## Data to use

⟨

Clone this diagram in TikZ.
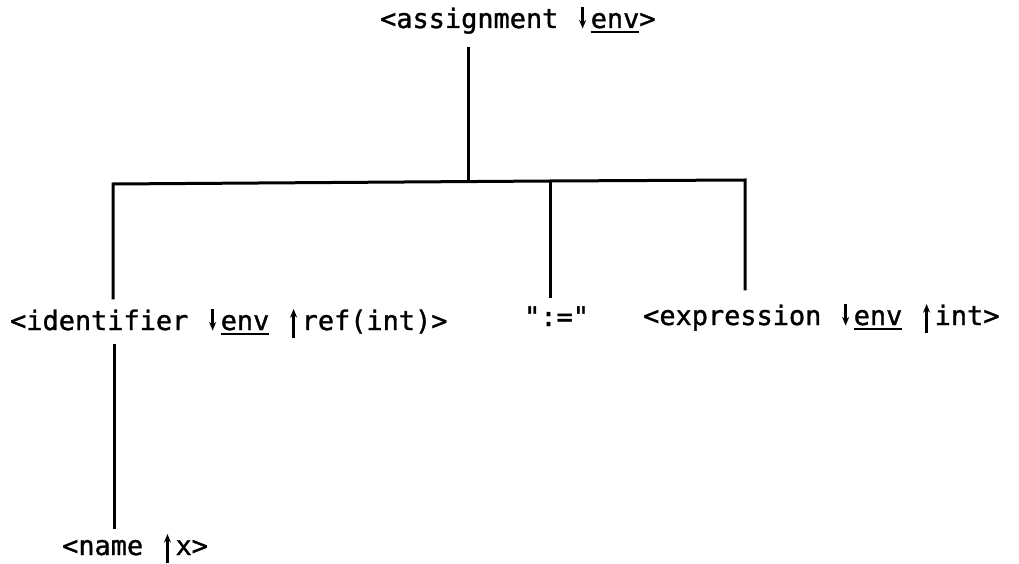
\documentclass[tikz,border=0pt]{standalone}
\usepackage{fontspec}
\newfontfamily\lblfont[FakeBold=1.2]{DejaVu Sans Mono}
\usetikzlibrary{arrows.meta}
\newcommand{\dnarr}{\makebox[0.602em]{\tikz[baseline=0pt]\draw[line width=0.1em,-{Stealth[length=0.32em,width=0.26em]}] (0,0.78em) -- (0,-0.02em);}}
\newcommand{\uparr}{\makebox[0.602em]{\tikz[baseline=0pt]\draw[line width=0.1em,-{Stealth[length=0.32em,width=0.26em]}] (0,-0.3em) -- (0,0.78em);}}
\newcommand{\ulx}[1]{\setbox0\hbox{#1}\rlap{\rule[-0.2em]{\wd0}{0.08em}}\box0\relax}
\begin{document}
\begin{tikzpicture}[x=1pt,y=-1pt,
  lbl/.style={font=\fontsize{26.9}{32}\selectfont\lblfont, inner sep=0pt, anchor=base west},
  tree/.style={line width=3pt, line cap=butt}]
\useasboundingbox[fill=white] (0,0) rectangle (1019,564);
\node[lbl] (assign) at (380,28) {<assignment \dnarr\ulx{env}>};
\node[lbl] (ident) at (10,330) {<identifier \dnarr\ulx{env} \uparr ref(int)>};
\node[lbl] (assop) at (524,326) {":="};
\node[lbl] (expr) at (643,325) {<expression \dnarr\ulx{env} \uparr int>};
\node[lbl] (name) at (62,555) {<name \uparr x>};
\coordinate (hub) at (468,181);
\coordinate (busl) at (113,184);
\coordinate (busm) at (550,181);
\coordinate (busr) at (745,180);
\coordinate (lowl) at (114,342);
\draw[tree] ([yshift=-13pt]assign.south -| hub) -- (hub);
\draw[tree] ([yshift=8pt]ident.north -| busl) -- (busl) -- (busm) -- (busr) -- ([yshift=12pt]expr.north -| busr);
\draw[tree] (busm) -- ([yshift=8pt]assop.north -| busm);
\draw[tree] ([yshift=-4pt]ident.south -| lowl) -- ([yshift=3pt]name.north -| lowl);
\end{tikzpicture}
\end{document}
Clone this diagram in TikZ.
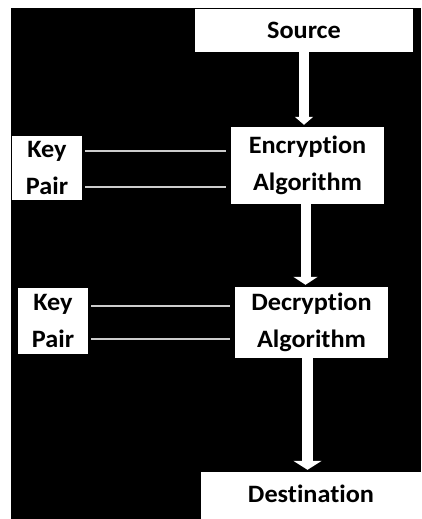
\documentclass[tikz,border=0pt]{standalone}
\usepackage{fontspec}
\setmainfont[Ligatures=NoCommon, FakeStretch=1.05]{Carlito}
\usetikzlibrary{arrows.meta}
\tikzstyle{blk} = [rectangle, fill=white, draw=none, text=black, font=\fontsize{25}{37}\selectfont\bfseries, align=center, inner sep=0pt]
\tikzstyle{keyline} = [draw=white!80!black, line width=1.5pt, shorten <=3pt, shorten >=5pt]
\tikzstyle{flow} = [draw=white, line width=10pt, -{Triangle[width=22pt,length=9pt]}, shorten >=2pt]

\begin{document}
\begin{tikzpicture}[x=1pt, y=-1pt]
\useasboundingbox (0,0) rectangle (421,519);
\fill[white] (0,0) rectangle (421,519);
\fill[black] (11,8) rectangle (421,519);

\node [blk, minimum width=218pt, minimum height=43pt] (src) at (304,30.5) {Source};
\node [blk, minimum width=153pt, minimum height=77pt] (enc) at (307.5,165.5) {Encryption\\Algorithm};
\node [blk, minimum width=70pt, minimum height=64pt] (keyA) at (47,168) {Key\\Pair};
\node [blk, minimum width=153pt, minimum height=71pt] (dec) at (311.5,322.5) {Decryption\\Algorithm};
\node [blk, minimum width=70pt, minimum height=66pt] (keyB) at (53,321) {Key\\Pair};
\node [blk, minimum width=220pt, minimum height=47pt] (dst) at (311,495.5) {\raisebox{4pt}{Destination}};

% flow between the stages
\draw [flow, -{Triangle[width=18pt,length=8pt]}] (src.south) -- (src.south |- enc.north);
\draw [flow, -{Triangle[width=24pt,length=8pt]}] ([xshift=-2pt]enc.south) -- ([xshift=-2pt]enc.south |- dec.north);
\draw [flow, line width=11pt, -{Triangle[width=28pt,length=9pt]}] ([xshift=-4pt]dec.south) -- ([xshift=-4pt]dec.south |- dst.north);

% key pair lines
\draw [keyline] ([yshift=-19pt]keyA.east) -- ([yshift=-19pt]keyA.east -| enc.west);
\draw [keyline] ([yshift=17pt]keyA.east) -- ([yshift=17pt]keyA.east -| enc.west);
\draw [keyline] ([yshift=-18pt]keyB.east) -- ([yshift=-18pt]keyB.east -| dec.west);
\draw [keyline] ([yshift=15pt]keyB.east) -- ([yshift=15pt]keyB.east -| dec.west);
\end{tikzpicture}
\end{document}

⟩

Write out each entry exactly as given, but skip the pictures.

## Response to this task
Clone this diagram in TikZ.
\documentclass[tikz,border=0pt]{standalone}
\usepackage{fontspec}
\newfontfamily\lblfont[FakeBold=1.2]{DejaVu Sans Mono}
\usetikzlibrary{arrows.meta}
\newcommand{\dnarr}{\makebox[0.602em]{\tikz[baseline=0pt]\draw[line width=0.1em,-{Stealth[length=0.32em,width=0.26em]}] (0,0.78em) -- (0,-0.02em);}}
\newcommand{\uparr}{\makebox[0.602em]{\tikz[baseline=0pt]\draw[line width=0.1em,-{Stealth[length=0.32em,width=0.26em]}] (0,-0.3em) -- (0,0.78em);}}
\newcommand{\ulx}[1]{\setbox0\hbox{#1}\rlap{\rule[-0.2em]{\wd0}{0.08em}}\box0\relax}
\begin{document}
\begin{tikzpicture}[x=1pt,y=-1pt,
  lbl/.style={font=\fontsize{26.9}{32}\selectfont\lblfont, inner sep=0pt, anchor=base west},
  tree/.style={line width=3pt, line cap=butt}]
\useasboundingbox[fill=white] (0,0) rectangle (1019,564);
\node[lbl] (assign) at (380,28) {<assignment \dnarr\ulx{env}>};
\node[lbl] (ident) at (10,330) {<identifier \dnarr\ulx{env} \uparr ref(int)>};
\node[lbl] (assop) at (524,326) {":="};
\node[lbl] (expr) at (643,325) {<expression \dnarr\ulx{env} \uparr int>};
\node[lbl] (name) at (62,555) {<name \uparr x>};
\coordinate (hub) at (468,181);
\coordinate (busl) at (113,184);
\coordinate (busm) at (550,181);
\coordinate (busr) at (745,180);
\coordinate (lowl) at (114,342);
\draw[tree] ([yshift=-13pt]assign.south -| hub) -- (hub);
\draw[tree] ([yshift=8pt]ident.north -| busl) -- (busl) -- (busm) -- (busr) -- ([yshift=12pt]expr.north -| busr);
\draw[tree] (busm) -- ([yshift=8pt]assop.north -| busm);
\draw[tree] ([yshift=-4pt]ident.south -| lowl) -- ([yshift=3pt]name.north -| lowl);
\end{tikzpicture}
\end{document}
Clone this diagram in TikZ.
\documentclass[tikz,border=0pt]{standalone}
\usepackage{fontspec}
\setmainfont[Ligatures=NoCommon, FakeStretch=1.05]{Carlito}
\usetikzlibrary{arrows.meta}
\tikzstyle{blk} = [rectangle, fill=white, draw=none, text=black, font=\fontsize{25}{37}\selectfont\bfseries, align=center, inner sep=0pt]
\tikzstyle{keyline} = [draw=white!80!black, line width=1.5pt, shorten <=3pt, shorten >=5pt]
\tikzstyle{flow} = [draw=white, line width=10pt, -{Triangle[width=22pt,length=9pt]}, shorten >=2pt]

\begin{document}
\begin{tikzpicture}[x=1pt, y=-1pt]
\useasboundingbox (0,0) rectangle (421,519);
\fill[white] (0,0) rectangle (421,519);
\fill[black] (11,8) rectangle (421,519);

\node [blk, minimum width=218pt, minimum height=43pt] (src) at (304,30.5) {Source};
\node [blk, minimum width=153pt, minimum height=77pt] (enc) at (307.5,165.5) {Encryption\\Algorithm};
\node [blk, minimum width=70pt, minimum height=64pt] (keyA) at (47,168) {Key\\Pair};
\node [blk, minimum width=153pt, minimum height=71pt] (dec) at (311.5,322.5) {Decryption\\Algorithm};
\node [blk, minimum width=70pt, minimum height=66pt] (keyB) at (53,321) {Key\\Pair};
\node [blk, minimum width=220pt, minimum height=47pt] (dst) at (311,495.5) {\raisebox{4pt}{Destination}};

% flow between the stages
\draw [flow, -{Triangle[width=18pt,length=8pt]}] (src.south) -- (src.south |- enc.north);
\draw [flow, -{Triangle[width=24pt,length=8pt]}] ([xshift=-2pt]enc.south) -- ([xshift=-2pt]enc.south |- dec.north);
\draw [flow, line width=11pt, -{Triangle[width=28pt,length=9pt]}] ([xshift=-4pt]dec.south) -- ([xshift=-4pt]dec.south |- dst.north);

% key pair lines
\draw [keyline] ([yshift=-19pt]keyA.east) -- ([yshift=-19pt]keyA.east -| enc.west);
\draw [keyline] ([yshift=17pt]keyA.east) -- ([yshift=17pt]keyA.east -| enc.west);
\draw [keyline] ([yshift=-18pt]keyB.east) -- ([yshift=-18pt]keyB.east -| dec.west);
\draw [keyline] ([yshift=15pt]keyB.east) -- ([yshift=15pt]keyB.east -| dec.west);
\end{tikzpicture}
\end{document}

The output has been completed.